## STATED GOAL
Go through the entries below and copy each line containing the word "that".
>> Start DATA PROVIDED
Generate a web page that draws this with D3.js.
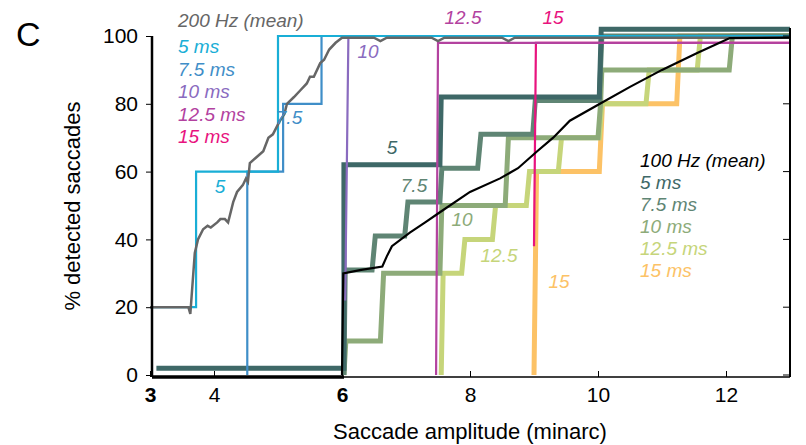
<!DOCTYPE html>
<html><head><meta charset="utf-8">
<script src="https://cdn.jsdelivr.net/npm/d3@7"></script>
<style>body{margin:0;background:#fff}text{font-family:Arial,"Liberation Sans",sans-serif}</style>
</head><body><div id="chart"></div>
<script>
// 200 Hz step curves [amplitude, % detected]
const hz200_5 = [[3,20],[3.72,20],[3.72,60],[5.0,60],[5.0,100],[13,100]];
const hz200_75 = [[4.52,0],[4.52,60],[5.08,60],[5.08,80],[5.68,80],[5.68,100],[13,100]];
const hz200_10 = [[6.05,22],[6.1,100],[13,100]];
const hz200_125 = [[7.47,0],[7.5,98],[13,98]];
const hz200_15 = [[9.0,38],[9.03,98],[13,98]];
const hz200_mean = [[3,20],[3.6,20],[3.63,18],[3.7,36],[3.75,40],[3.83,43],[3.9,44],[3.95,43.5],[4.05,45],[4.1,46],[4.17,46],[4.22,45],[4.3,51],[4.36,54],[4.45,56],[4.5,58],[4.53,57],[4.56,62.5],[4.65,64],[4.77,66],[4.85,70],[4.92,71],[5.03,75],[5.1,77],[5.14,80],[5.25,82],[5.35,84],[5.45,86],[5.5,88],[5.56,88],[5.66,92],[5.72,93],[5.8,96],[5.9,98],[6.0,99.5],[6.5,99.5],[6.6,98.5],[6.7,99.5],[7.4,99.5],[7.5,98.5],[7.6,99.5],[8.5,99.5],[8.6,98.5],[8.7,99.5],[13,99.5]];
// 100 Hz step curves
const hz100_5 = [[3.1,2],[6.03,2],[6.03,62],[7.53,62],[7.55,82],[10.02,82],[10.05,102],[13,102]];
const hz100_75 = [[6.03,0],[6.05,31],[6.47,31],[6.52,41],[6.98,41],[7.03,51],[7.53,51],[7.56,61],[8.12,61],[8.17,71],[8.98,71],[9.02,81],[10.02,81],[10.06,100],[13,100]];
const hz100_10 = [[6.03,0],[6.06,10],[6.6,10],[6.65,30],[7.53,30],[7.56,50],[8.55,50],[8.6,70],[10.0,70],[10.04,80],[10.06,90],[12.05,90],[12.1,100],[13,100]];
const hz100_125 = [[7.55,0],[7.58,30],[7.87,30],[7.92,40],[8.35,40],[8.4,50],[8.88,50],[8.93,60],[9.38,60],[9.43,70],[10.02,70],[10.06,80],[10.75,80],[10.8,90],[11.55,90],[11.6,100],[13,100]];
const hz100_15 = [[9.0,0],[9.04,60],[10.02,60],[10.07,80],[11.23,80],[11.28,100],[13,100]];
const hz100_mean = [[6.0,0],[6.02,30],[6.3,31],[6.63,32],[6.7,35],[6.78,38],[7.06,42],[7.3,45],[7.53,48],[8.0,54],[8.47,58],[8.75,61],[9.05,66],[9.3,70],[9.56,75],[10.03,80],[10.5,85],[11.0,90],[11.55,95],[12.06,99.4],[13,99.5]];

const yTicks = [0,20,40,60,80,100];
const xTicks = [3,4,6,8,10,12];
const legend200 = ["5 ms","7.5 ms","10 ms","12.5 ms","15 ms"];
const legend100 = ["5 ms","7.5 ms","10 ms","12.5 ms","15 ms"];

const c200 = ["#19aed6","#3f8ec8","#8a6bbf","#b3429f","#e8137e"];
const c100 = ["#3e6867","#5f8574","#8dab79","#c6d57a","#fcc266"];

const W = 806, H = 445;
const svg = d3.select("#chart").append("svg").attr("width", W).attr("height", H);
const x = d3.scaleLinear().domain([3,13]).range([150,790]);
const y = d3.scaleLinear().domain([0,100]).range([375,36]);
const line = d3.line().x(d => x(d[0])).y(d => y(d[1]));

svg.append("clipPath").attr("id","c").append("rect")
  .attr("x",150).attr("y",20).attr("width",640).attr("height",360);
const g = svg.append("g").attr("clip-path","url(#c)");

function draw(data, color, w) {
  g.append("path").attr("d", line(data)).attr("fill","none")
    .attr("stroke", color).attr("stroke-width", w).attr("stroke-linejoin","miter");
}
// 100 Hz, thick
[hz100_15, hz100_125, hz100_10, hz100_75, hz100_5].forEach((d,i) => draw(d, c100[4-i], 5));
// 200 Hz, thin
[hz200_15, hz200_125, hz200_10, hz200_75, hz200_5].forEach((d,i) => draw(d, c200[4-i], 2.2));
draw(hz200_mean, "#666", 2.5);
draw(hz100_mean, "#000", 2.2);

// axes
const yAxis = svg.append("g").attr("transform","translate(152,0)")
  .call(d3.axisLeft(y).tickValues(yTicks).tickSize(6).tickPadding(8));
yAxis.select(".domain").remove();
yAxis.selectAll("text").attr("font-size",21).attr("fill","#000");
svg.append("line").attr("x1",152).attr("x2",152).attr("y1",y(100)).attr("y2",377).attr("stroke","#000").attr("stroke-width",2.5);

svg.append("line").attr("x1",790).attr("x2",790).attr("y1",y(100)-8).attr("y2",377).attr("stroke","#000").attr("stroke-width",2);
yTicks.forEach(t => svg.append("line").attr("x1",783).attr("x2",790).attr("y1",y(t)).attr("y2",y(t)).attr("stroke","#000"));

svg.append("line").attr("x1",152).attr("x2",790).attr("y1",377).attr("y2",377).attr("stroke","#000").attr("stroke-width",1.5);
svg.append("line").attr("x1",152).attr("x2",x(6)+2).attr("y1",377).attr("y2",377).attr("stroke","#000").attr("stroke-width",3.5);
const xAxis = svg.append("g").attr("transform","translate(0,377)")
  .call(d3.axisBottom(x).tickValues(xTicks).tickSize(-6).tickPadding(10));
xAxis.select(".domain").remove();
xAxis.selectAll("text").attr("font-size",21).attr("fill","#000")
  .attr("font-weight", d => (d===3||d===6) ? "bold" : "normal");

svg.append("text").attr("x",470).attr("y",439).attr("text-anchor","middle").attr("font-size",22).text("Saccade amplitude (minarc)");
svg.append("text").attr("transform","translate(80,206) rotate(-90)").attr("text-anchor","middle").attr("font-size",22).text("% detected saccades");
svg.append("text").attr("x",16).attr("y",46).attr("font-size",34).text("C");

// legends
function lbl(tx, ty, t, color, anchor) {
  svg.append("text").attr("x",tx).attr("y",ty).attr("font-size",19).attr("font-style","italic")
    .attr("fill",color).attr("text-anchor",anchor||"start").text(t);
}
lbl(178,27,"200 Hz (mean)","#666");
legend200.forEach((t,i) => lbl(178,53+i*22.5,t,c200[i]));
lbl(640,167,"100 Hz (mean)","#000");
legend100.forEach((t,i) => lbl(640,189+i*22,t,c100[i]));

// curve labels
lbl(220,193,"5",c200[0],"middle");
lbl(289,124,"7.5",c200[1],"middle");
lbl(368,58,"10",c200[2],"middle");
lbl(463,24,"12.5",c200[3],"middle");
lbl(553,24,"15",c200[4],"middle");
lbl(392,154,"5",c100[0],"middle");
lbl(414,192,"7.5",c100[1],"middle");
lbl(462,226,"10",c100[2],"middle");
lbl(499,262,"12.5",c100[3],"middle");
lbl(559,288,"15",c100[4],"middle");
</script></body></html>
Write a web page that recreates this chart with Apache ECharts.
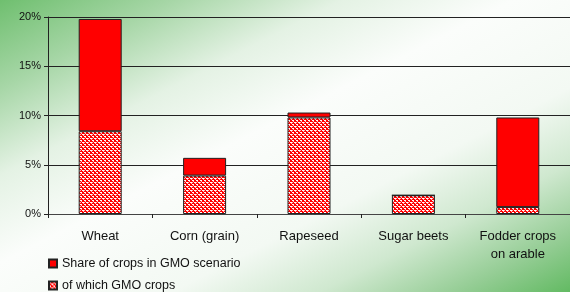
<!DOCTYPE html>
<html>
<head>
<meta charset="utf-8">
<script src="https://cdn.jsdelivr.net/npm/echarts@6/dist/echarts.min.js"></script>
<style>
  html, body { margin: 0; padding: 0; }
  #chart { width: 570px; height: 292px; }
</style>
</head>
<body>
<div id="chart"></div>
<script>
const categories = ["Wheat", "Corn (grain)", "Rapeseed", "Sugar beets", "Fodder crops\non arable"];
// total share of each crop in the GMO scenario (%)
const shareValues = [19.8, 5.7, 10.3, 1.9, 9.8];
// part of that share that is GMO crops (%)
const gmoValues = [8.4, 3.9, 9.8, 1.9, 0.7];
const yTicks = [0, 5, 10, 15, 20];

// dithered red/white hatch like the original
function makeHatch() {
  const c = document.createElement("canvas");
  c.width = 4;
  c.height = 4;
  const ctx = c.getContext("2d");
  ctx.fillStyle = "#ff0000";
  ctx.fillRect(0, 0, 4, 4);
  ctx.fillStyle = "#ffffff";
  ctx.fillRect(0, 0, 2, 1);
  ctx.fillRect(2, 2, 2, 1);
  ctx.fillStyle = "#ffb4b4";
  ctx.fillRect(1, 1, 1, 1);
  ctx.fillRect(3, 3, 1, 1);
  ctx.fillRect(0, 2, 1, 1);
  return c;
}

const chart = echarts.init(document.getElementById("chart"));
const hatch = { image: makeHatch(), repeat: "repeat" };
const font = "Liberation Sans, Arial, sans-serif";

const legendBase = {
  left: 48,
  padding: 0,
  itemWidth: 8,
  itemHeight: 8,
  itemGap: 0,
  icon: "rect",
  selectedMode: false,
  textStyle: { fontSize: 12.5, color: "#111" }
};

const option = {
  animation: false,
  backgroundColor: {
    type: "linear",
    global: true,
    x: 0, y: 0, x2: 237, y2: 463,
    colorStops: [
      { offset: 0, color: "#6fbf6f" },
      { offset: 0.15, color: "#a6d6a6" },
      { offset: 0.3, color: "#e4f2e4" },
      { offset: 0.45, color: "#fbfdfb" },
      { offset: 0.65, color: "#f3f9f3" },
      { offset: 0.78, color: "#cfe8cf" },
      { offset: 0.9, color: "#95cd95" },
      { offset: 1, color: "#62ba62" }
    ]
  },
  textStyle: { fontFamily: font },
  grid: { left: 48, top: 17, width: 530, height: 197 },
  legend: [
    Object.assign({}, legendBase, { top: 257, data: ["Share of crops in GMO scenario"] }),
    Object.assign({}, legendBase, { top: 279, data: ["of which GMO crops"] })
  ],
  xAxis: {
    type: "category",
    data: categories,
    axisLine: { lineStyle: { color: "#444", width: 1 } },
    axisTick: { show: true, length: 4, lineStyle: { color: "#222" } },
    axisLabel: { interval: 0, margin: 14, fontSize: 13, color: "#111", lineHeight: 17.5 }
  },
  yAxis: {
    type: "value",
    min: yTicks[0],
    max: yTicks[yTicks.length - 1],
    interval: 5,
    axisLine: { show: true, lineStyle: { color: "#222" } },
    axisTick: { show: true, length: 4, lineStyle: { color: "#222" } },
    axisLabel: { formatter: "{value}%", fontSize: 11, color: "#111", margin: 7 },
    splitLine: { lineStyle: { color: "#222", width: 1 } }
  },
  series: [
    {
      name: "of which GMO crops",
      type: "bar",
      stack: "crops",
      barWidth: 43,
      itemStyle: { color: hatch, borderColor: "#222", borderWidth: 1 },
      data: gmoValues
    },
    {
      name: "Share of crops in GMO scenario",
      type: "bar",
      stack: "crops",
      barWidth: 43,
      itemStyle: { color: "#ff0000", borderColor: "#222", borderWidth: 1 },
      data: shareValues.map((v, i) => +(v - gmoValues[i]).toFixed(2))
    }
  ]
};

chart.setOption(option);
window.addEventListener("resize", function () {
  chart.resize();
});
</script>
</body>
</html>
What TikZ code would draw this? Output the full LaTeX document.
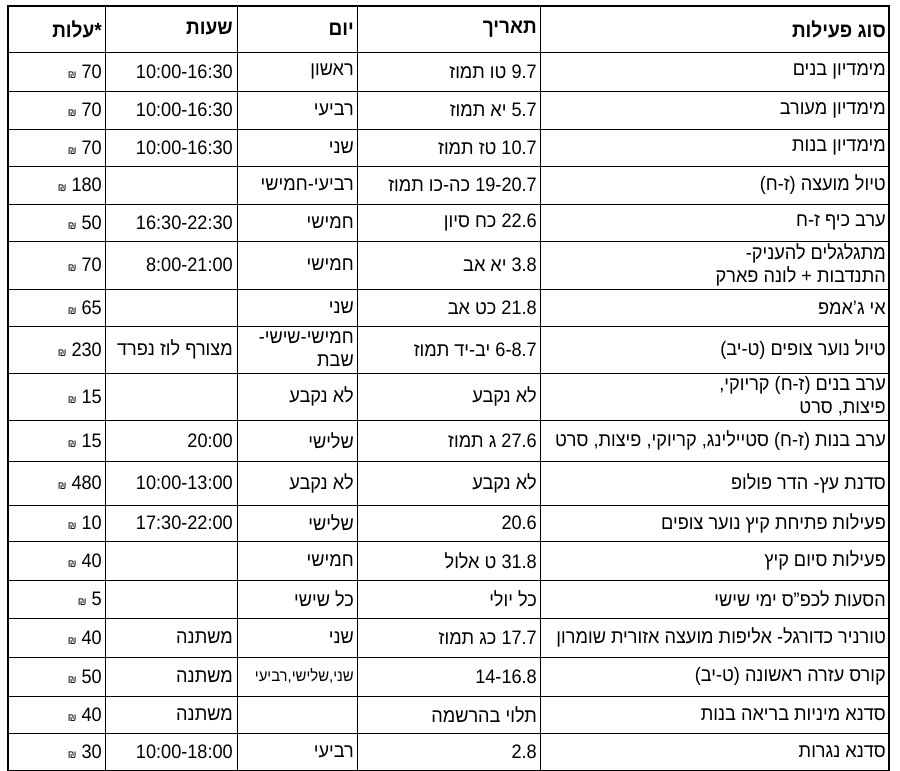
>> End DATA PROVIDED
## EXERCISE RESULT
Generate a web page that draws this with D3.js.
Write a web page that recreates this chart with Apache ECharts.
// part of that share that is GMO crops (%)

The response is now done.